I read Cricket’s Greatest Rivalry: A History of The Ashes in 12 Matches in early 2020—just before the world fell into lockdown and just when we still believed Test cricket was an eternal constant.
For someone who grew up in India, where cricket isn’t just a sport but a national bloodstream, reading about The Ashes felt like peeking into another nation’s sacred ritual—familiar yet different, respectful yet ruthless.
Sam Pilger’s book doesn’t just recount twelve iconic matches—it curates an emotional and historical timeline of England and Australia’s oldest cricketing feud. From the legendary fire of Bodyline in 1932–33 to the miracle of Headingley in 2019, each chapter is a stage in a drama where cricketing legacy is on the line, but the dignity of the game is never lost.
For an Indian, rivalry means something else altogether. We think of 16-1 at Centurion. Of Sachin’s six in Chennai. Of Dhoni lifting Afridi over extra cover.

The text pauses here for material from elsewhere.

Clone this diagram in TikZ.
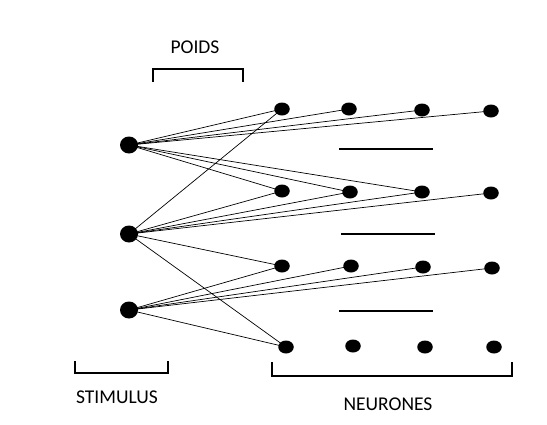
\documentclass[tikz,border=0pt]{standalone}
\usepackage{fontspec}
\setmainfont{Carlito}
\usetikzlibrary{shapes.geometric}
\begin{document}
\begin{tikzpicture}[x=1pt,y=-1pt,
  inp/.style={ellipse,fill=black,minimum width=18pt,minimum height=17pt,inner sep=0pt},
  neu/.style={ellipse,fill=black,minimum width=15.5pt,minimum height=13pt,inner sep=0pt},
  link/.style={line width=0.7pt},
  bar/.style={line width=2.8pt},
  brk/.style={line width=2.8pt},
  lbl/.style={font=\fontsize{19.5}{22}\selectfont,inner sep=0pt}]
\useasboundingbox (0,0) rectangle (547,424);
% inputs
\node[inp] (s1) at (129,145) {};
\node[inp] (s2) at (129,234) {};
\node[inp] (s3) at (129,310) {};
% neurons
\node[neu] (a1) at (282,109) {};
\node[neu] (a2) at (349,109) {};
\node[neu] (a3) at (422,110) {};
\node[neu] (a4) at (491,111) {};
\node[neu] (b1) at (282,191) {};
\node[neu] (b2) at (350,192) {};
\node[neu] (b3) at (422,192) {};
\node[neu] (b4) at (491,193) {};
\node[neu] (c1) at (282,266) {};
\node[neu] (c2) at (351,266) {};
\node[neu] (c3) at (423,267) {};
\node[neu] (c4) at (492,268) {};
\node[neu] (d1) at (286,347) {};
\node[neu] (d2) at (353,346) {};
\node[neu] (d3) at (425,347) {};
\node[neu] (d4) at (494,347) {};
% connections
\foreach \t in {a1,a2,a3,a4,b1,b2,b3} \draw[link] (s1.center) -- (\t.center);
\foreach \t in {a1,b1,b2,b3,b4,c1,d1} \draw[link] (s2.center) -- (\t.center);
\foreach \t in {c1,c2,c3,c4,d1} \draw[link] (s3.center) -- (\t.center);
% bars
\draw[bar] (339,149) -- (433,149);
\draw[bar] (341,234) -- (435,234);
\draw[bar] (339,311) -- (433,311);
% brackets
\draw[brk] (153,82) -- (153,69) -- (243,69) -- (243,82);
\draw[brk] (75,361) -- (75,373) -- (168,373) -- (168,361);
\draw[brk] (272,362) -- (272,376) -- (512,376) -- (512,362);
% labels
\node[lbl] (poids) at (195,47) {POIDS};
\node[lbl] (stim) at (117,397) {STIMULUS};
\node[lbl] (neur) at (388,404) {NEURONES};
\end{tikzpicture}
\end{document}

The India–Pakistan rivalry is not just about the sport—it is war in white flannels. Steeped in partition, pain, politics, and unhealed wounds, India–Pakistan cricket carries geopolitical resonance. The atmosphere is militarised, the fans tribal, the players avatars of national pride. Every boundary is a bullet. Every wicket a vindication. Every handshake across the aisle—rare, risky, and often under diplomatic scrutiny.
In contrast, the Ashes, as this book lovingly reveals, is a rivalry of memory and honour. It began with satire—the infamous obituary of English cricket in The Sporting Times in 1882—and grew into a saga of mutual admiration layered over competitive fire.

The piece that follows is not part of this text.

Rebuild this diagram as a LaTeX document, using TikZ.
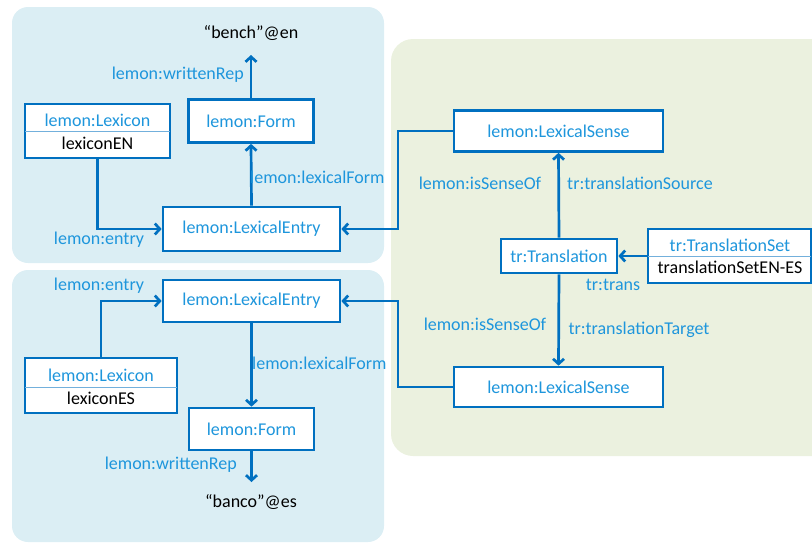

Pilger expertly captures how the Ashes is both tradition and theatre. The pace quartet of Lillee and Thomson. The stoic grace of Boycott. The fire of Flintoff, the resilience of Ponting, the raw genius of Ben Stokes. It is cricket played hard but mostly fair.
What struck me most during this read was how context shapes rivalry. India–Pakistan is historical trauma played out with pads and gloves. Ashes, on the other hand, is colonial banter that evolved into sportsmanship with teeth. When England and Australia duel, the air is thick with heritage, not hatred. There’s fire, but no fog of war.
Pilger’s writing is crisp, evocative, and well-paced—much like a good Test match on day three. He isn’t just rehashing scorecards. He’s unpacking legacy. He makes each of the twelve matches feel like a standalone story, yet threads them into a continuous emotional arc.
Comparatively, if The Ashes is a gentleman's boxing match in a vintage ring, then India–Pakistan is a duel with history as the referee and memory as the scorekeeper. This book reminded me that not all rivalries are born alike—some come from bloodlines, some from borderlines.
In the end, Cricket’s Greatest Rivalry is a tribute to the kind of cricket that made the game what it is—resilient, respectful, and radiating tradition.
Now, if only we could get a book that placed both rivalries side by side. Or better yet— if the God of Cricket himself writes it.